SET EXERCISE: Starting from the top of the material, restate each line exactly until the line that contains "import * as d3 from 'd3'", which is also copied. Pictures are excluded.
-- START OF RECORDED DATA --
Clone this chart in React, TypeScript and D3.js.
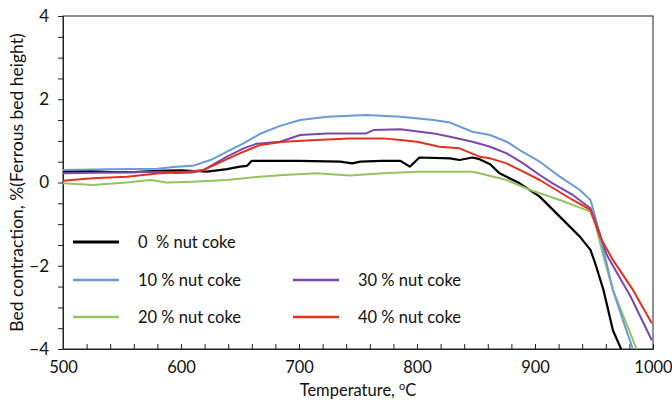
import React, { useEffect, useRef } from 'react'
import * as d3 from 'd3'

// temperature (°C) / bed contraction (%)
const t0 = [500, 520, 540, 560, 580, 600, 616, 622, 639, 650, 656, 660, 700, 735, 745, 752, 770, 786, 794, 802, 828, 836, 847, 853, 862, 870, 887, 904, 921, 938, 947, 951, 958, 962, 966, 973]
const v0 = [0.26, 0.28, 0.25, 0.25, 0.28, 0.29, 0.27, 0.26, 0.32, 0.38, 0.4, 0.52, 0.52, 0.5, 0.46, 0.5, 0.52, 0.52, 0.38, 0.6, 0.58, 0.54, 0.6, 0.56, 0.44, 0.22, -0.02, -0.34, -0.82, -1.3, -1.62, -1.94, -2.58, -3.06, -3.55, -4.0]

const t10 = [500, 540, 580, 596, 610, 625, 639, 653, 667, 684, 701, 724, 757, 786, 814, 828, 847, 862, 876, 887, 904, 921, 938, 947, 951, 958, 966, 978, 983]
const v10 = [0.3, 0.32, 0.33, 0.38, 0.4, 0.54, 0.74, 0.94, 1.17, 1.36, 1.5, 1.58, 1.62, 1.58, 1.5, 1.44, 1.22, 1.14, 0.98, 0.78, 0.5, 0.14, -0.18, -0.42, -0.82, -1.62, -2.58, -3.6, -4.0]

const t20 = [500, 525, 554, 574, 588, 610, 639, 667, 687, 715, 743, 771, 800, 828, 847, 853, 876, 896, 921, 947, 951, 958, 966, 979, 986]
const v20 = [-0.02, -0.06, 0, 0.06, 0, 0.02, 0.06, 0.14, 0.18, 0.22, 0.17, 0.22, 0.26, 0.26, 0.26, 0.22, 0.06, -0.18, -0.42, -0.7, -0.98, -1.78, -2.58, -3.5, -4.0]

const t30 = [500, 540, 582, 596, 610, 619, 639, 653, 664, 684, 701, 724, 757, 763, 786, 814, 828, 847, 862, 876, 890, 904, 915, 932, 947, 954, 961, 970, 981, 999]
const v30 = [0.22, 0.24, 0.26, 0.23, 0.24, 0.3, 0.62, 0.82, 0.93, 0.98, 1.14, 1.18, 1.18, 1.26, 1.28, 1.18, 1.1, 0.98, 0.86, 0.7, 0.46, 0.18, -0.02, -0.3, -0.62, -1.15, -1.75, -2.2, -2.74, -3.79]

const t40 = [500, 525, 554, 582, 605, 619, 639, 653, 667, 687, 715, 743, 771, 786, 800, 819, 836, 853, 862, 876, 890, 904, 918, 932, 947, 955, 966, 983, 999]
const v40 = [0.04, 0.1, 0.14, 0.22, 0.26, 0.3, 0.56, 0.74, 0.9, 0.98, 1.02, 1.06, 1.06, 1.02, 0.98, 0.86, 0.82, 0.62, 0.58, 0.46, 0.26, 0.06, -0.18, -0.42, -0.66, -1.3, -1.86, -2.58, -3.38]

const seriesNames = ['0  % nut coke', '10 % nut coke', '20 % nut coke', '30 % nut coke', '40 % nut coke']
const seriesColors = ['#000000', '#6a9bd6', '#93c461', '#7a48ab', '#e2321f']

const xTicks = [500, 600, 700, 800, 900, 1000]
const yTicks = [-4, -2, 0, 2, 4]

export default function App() {
  const svgRef = useRef(null)
  const width = 672
  const height = 409
  const margin = { top: 16, right: 19, bottom: 60, left: 63 }
  const w = width - margin.left - margin.right
  const h = height - margin.top - margin.bottom

  useEffect(() => {
    const svgEl = d3.select(svgRef.current)
    svgEl.selectAll('*').remove()
    const svg = svgEl.append('g').attr('transform', `translate(${margin.left}, ${margin.top})`)

    const x = d3.scaleLinear().domain([500, 1000]).range([0, w])
    const y = d3.scaleLinear().domain([-4, 4]).range([h, 0])
    const font = 'Lato, "Open Sans", sans-serif'

    // box (top + right)
    svg.append('rect').attr('x', 0).attr('y', 0).attr('width', w).attr('height', h)
      .attr('fill', 'none').attr('stroke', '#222').attr('stroke-width', 1)

    // x axis - minor ticks inside every 20
    const xAxis = svg.append('g').attr('transform', `translate(0, ${h})`)
      .call(d3.axisBottom(x).tickValues(d3.range(500, 1001, 20)).tickSize(-5).tickFormat(() => ''))
    xAxis.select('.domain').attr('stroke', '#222')
    xAxis.selectAll('line').attr('stroke', '#222')

    const xLab = svg.append('g').attr('transform', `translate(0, ${h})`)
      .call(d3.axisBottom(x).tickValues(xTicks).tickSize(0).tickPadding(12).tickFormat(d3.format('d')))
    xLab.select('.domain').remove()
    xLab.selectAll('text').attr('font-size', 16.5).attr('font-family', font).attr('fill', '#111')

    // y axis - ticks outside every 0.5
    const yAxis = svg.append('g')
      .call(d3.axisLeft(y).tickValues(d3.range(-4, 4.01, 0.5)).tickSize(5).tickFormat(() => ''))
    yAxis.select('.domain').attr('stroke', '#222')
    yAxis.selectAll('line').attr('stroke', '#222')

    const yLab = svg.append('g')
      .call(d3.axisLeft(y).tickValues(yTicks).tickSize(0).tickPadding(14).tickFormat(d3.format('d')))
    yLab.select('.domain').remove()
    yLab.selectAll('text').attr('font-size', 17).attr('font-family', font).attr('fill', '#111')

    // lines
    const all = [
      [t0, v0],
      [t10, v10],
      [t20, v20],
      [t30, v30],
      [t40, v40],
    ]
    const line = d3.line<[number, number]>().x((d) => x(d[0])).y((d) => y(d[1]))
    const order = [0, 2, 1, 3, 4]
    order.forEach((i) => {
      const [ts, vs] = all[i]
      const pts = ts.map((t, k) => [t, vs[k]] as [number, number])
      svg.append('path').datum(pts).attr('fill', 'none').attr('stroke', seriesColors[i])
        .attr('stroke-width', i === 0 ? 2.2 : 2).attr('stroke-linejoin', 'round').attr('d', line)
    })

    // legend
    const legendPos = [
      [10, 242],
      [10, 280],
      [10, 317],
      [230, 280],
      [230, 317],
    ]
    legendPos.forEach(([lx, ly], i) => {
      const g = svg.append('g').attr('transform', `translate(${lx}, ${ly - margin.top})`)
      g.append('line').attr('x1', 0).attr('x2', 46).attr('y1', 0).attr('y2', 0)
        .attr('stroke', seriesColors[i]).attr('stroke-width', i === 0 ? 3 : 2.5)
      g.append('text').attr('x', 65).attr('y', 0).attr('dy', '0.35em').attr('font-size', 16.5)
        .attr('font-family', font).attr('fill', '#111').attr('xml:space', 'preserve').text(seriesNames[i])
    })

    // titles
    const xt = svgEl.append('text').attr('x', margin.left + w / 2).attr('y', 396)
      .attr('text-anchor', 'middle').attr('font-size', 16.5).attr('font-family', font).attr('fill', '#111')
    xt.append('tspan').text('Temperature, ')
    xt.append('tspan').attr('font-size', 11).attr('dy', -6).text('o')
    xt.append('tspan').attr('dy', 6).text('C')

    svgEl.append('text').attr('transform', `translate(23, ${margin.top + h / 2}) rotate(-90)`)
      .attr('text-anchor', 'middle').attr('font-size', 17.5).attr('font-family', font).attr('fill', '#111')
      .text('Bed contraction, %(Ferrous bed height)')
  }, [])

  return (
    <svg
      ref={svgRef}
      width={width}
      height={height}
      style={{ position: 'absolute', left: 0, top: 0, background: '#fff' }}
    />
  )
}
-- END OF RECORDED DATA --
OUTPUT BELOW:
Clone this chart in React, TypeScript and D3.js.
import React, { useEffect, useRef } from 'react'
import * as d3 from 'd3'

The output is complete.